Below is some material; set it all down exactly, apart from the pictures.

*Supplied information*:
──────────────────────────────
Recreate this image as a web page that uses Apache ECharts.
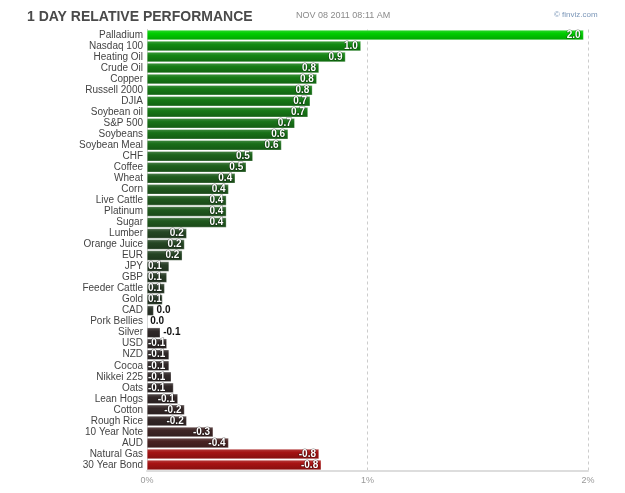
<!DOCTYPE html>
<html>
<head>
<meta charset="utf-8">
<script src="https://cdn.jsdelivr.net/npm/echarts@6/dist/echarts.min.js"></script>
<style>
html, body { margin: 0; padding: 0; background: #fff; }
#chart_1 { width: 625px; height: 493px; }
</style>
</head>
<body>
<div id="chart_1"></div>
<script>
// 1 day relative performance, in %
var names = ['Palladium', 'Nasdaq 100', 'Heating Oil', 'Crude Oil', 'Copper', 'Russell 2000', 'DJIA',
    'Soybean oil', 'S&P 500', 'Soybeans', 'Soybean Meal', 'CHF', 'Coffee', 'Wheat', 'Corn',
    'Live Cattle', 'Platinum', 'Sugar', 'Lumber', 'Orange Juice', 'EUR', 'JPY', 'GBP',
    'Feeder Cattle', 'Gold', 'CAD', 'Pork Bellies', 'Silver', 'USD', 'NZD', 'Cocoa',
    'Nikkei 225', 'Oats', 'Lean Hogs', 'Cotton', 'Rough Rice', '10 Year Note', 'AUD',
    'Natural Gas', '30 Year Bond'];
var perf = [1.98, 0.97, 0.90, 0.78, 0.77, 0.75, 0.74,
    0.73, 0.67, 0.64, 0.61, 0.48, 0.45, 0.40, 0.37,
    0.36, 0.36, 0.36, 0.18, 0.17, 0.16, 0.10, 0.09,
    0.08, 0.07, 0.03, 0.0, -0.06, -0.09, -0.10, -0.10,
    -0.11, -0.12, -0.14, -0.17, -0.18, -0.30, -0.37,
    -0.78, -0.79];
var xTicks = ['0%', '1%', '2%'];

function mix(a, b, t) {
    return [0, 1, 2].map(function (i) { return Math.round(a[i] + (b[i] - a[i]) * t); });
}
function rgb(c) { return 'rgb(' + c.join(',') + ')'; }

function barColor(v) {
    var c;
    if (v >= 0) {
        c = mix([44, 44, 42], [0, 206, 0], Math.pow(Math.min(v / 2, 1), 0.75));
    } else {
        c = mix([46, 40, 40], [170, 18, 18], Math.pow(Math.min(-v / 0.8, 1), 2));
    }
    return new echarts.graphic.LinearGradient(0, 0, 0, 1, [
        {offset: 0, color: rgb(mix(c, [255, 255, 255], 0.18))},
        {offset: 0.35, color: rgb(c)},
        {offset: 1, color: rgb(mix(c, [0, 0, 0], 0.2))}
    ]);
}

var barData = [];
for (var i = 0; i < perf.length; i++) {
    var v = perf[i];
    var a = Math.abs(v);
    var lbl = {};
    if (a < 0.065) {
        lbl = {position: 'right', distance: 3, color: '#111', textBorderWidth: 0};
    } else if (a < 0.13) {
        lbl = {position: 'insideLeft', distance: 1};
    }
    barData.push({
        value: a,
        realValue: v,
        itemStyle: {color: barColor(v), borderColor: 'rgba(255,255,255,0.6)', borderWidth: 0.5},
        label: lbl
    });
}

var myChart = echarts.init(document.getElementById('chart_1'));
var option = {
    animation: false,
    backgroundColor: '#fff',
    graphic: [
        {type: 'text', left: 27, top: 10, style: {text: '1 DAY RELATIVE PERFORMANCE', font: 'bold 14px "Liberation Sans", Arial', fill: '#4a4a4a'}},
        {type: 'text', left: 296, top: 11, style: {text: 'NOV 08 2011 08:11 AM', font: '9px "Liberation Sans", Arial', fill: '#8a8a8a'}},
        {type: 'text', left: 554, top: 11, style: {text: '\u00a9 finviz.com', font: '8px "Liberation Sans", Arial', fill: '#7a96b8'}}
    ],
    grid: {left: 147, right: 37, top: 29.5, bottom: 22.5},
    xAxis: {
        type: 'value',
        min: 0,
        max: 2,
        interval: 1,
        axisLine: {show: true, lineStyle: {color: '#ddd', width: 2}},
        axisTick: {show: false},
        axisLabel: {
            color: '#999', fontSize: 9, fontFamily: '"Liberation Sans", Arial', margin: 6,
            formatter: function (val) { return xTicks[Math.round(val)]; }
        },
        splitLine: {show: true, lineStyle: {color: '#ccc', type: [3, 3]}}
    },
    yAxis: {
        type: 'category',
        inverse: true,
        data: names,
        axisLine: {show: true, lineStyle: {color: '#ccc'}},
        axisTick: {show: false},
        axisLabel: {interval: 0, color: '#444', fontSize: 10, fontFamily: '"Liberation Sans", Arial', margin: 4}
    },
    series: [{
        type: 'bar',
        data: barData,
        barWidth: 10,
        label: {
            show: true,
            position: 'insideRight',
            distance: 3,
            color: '#fff',
            fontSize: 10,
            fontWeight: 'bold',
            fontFamily: '"Liberation Sans", Arial',
            textBorderColor: 'rgba(0,0,0,0.45)',
            textBorderWidth: 1.2,
            formatter: function (p) { return p.data.realValue.toFixed(1); }
        }
    }]
};
myChart.setOption(option);
</script>
</body>
</html>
──────────────────────────────
*Expected answer*:
Recreate this image as a web page that uses Apache ECharts.
<!DOCTYPE html>
<html>
<head>
<meta charset="utf-8">
<script src="https://cdn.jsdelivr.net/npm/echarts@6/dist/echarts.min.js"></script>
<style>
html, body { margin: 0; padding: 0; background: #fff; }
#chart_1 { width: 625px; height: 493px; }
</style>
</head>
<body>
<div id="chart_1"></div>
<script>
// 1 day relative performance, in %
var names = ['Palladium', 'Nasdaq 100', 'Heating Oil', 'Crude Oil', 'Copper', 'Russell 2000', 'DJIA',
    'Soybean oil', 'S&P 500', 'Soybeans', 'Soybean Meal', 'CHF', 'Coffee', 'Wheat', 'Corn',
    'Live Cattle', 'Platinum', 'Sugar', 'Lumber', 'Orange Juice', 'EUR', 'JPY', 'GBP',
    'Feeder Cattle', 'Gold', 'CAD', 'Pork Bellies', 'Silver', 'USD', 'NZD', 'Cocoa',
    'Nikkei 225', 'Oats', 'Lean Hogs', 'Cotton', 'Rough Rice', '10 Year Note', 'AUD',
    'Natural Gas', '30 Year Bond'];
var perf = [1.98, 0.97, 0.90, 0.78, 0.77, 0.75, 0.74,
    0.73, 0.67, 0.64, 0.61, 0.48, 0.45, 0.40, 0.37,
    0.36, 0.36, 0.36, 0.18, 0.17, 0.16, 0.10, 0.09,
    0.08, 0.07, 0.03, 0.0, -0.06, -0.09, -0.10, -0.10,
    -0.11, -0.12, -0.14, -0.17, -0.18, -0.30, -0.37,
    -0.78, -0.79];
var xTicks = ['0%', '1%', '2%'];

function mix(a, b, t) {
    return [0, 1, 2].map(function (i) { return Math.round(a[i] + (b[i] - a[i]) * t); });
}
function rgb(c) { return 'rgb(' + c.join(',') + ')'; }

function barColor(v) {
    var c;
    if (v >= 0) {
        c = mix([44, 44, 42], [0, 206, 0], Math.pow(Math.min(v / 2, 1), 0.75));
    } else {
        c = mix([46, 40, 40], [170, 18, 18], Math.pow(Math.min(-v / 0.8, 1), 2));
    }
    return new echarts.graphic.LinearGradient(0, 0, 0, 1, [
        {offset: 0, color: rgb(mix(c, [255, 255, 255], 0.18))},
        {offset: 0.35, color: rgb(c)},
        {offset: 1, color: rgb(mix(c, [0, 0, 0], 0.2))}
    ]);
}

var barData = [];
for (var i = 0; i < perf.length; i++) {
    var v = perf[i];
    var a = Math.abs(v);
    var lbl = {};
    if (a < 0.065) {
        lbl = {position: 'right', distance: 3, color: '#111', textBorderWidth: 0};
    } else if (a < 0.13) {
        lbl = {position: 'insideLeft', distance: 1};
    }
    barData.push({
        value: a,
        realValue: v,
        itemStyle: {color: barColor(v), borderColor: 'rgba(255,255,255,0.6)', borderWidth: 0.5},
        label: lbl
    });
}

var myChart = echarts.init(document.getElementById('chart_1'));
var option = {
    animation: false,
    backgroundColor: '#fff',
    graphic: [
        {type: 'text', left: 27, top: 10, style: {text: '1 DAY RELATIVE PERFORMANCE', font: 'bold 14px "Liberation Sans", Arial', fill: '#4a4a4a'}},
        {type: 'text', left: 296, top: 11, style: {text: 'NOV 08 2011 08:11 AM', font: '9px "Liberation Sans", Arial', fill: '#8a8a8a'}},
        {type: 'text', left: 554, top: 11, style: {text: '\u00a9 finviz.com', font: '8px "Liberation Sans", Arial', fill: '#7a96b8'}}
    ],
    grid: {left: 147, right: 37, top: 29.5, bottom: 22.5},
    xAxis: {
        type: 'value',
        min: 0,
        max: 2,
        interval: 1,
        axisLine: {show: true, lineStyle: {color: '#ddd', width: 2}},
        axisTick: {show: false},
        axisLabel: {
            color: '#999', fontSize: 9, fontFamily: '"Liberation Sans", Arial', margin: 6,
            formatter: function (val) { return xTicks[Math.round(val)]; }
        },
        splitLine: {show: true, lineStyle: {color: '#ccc', type: [3, 3]}}
    },
    yAxis: {
        type: 'category',
        inverse: true,
        data: names,
        axisLine: {show: true, lineStyle: {color: '#ccc'}},
        axisTick: {show: false},
        axisLabel: {interval: 0, color: '#444', fontSize: 10, fontFamily: '"Liberation Sans", Arial', margin: 4}
    },
    series: [{
        type: 'bar',
        data: barData,
        barWidth: 10,
        label: {
            show: true,
            position: 'insideRight',
            distance: 3,
            color: '#fff',
            fontSize: 10,
            fontWeight: 'bold',
            fontFamily: '"Liberation Sans", Arial',
            textBorderColor: 'rgba(0,0,0,0.45)',
            textBorderWidth: 1.2,
            formatter: function (p) { return p.data.realValue.toFixed(1); }
        }
    }]
};
myChart.setOption(option);
</script>
</body>
</html>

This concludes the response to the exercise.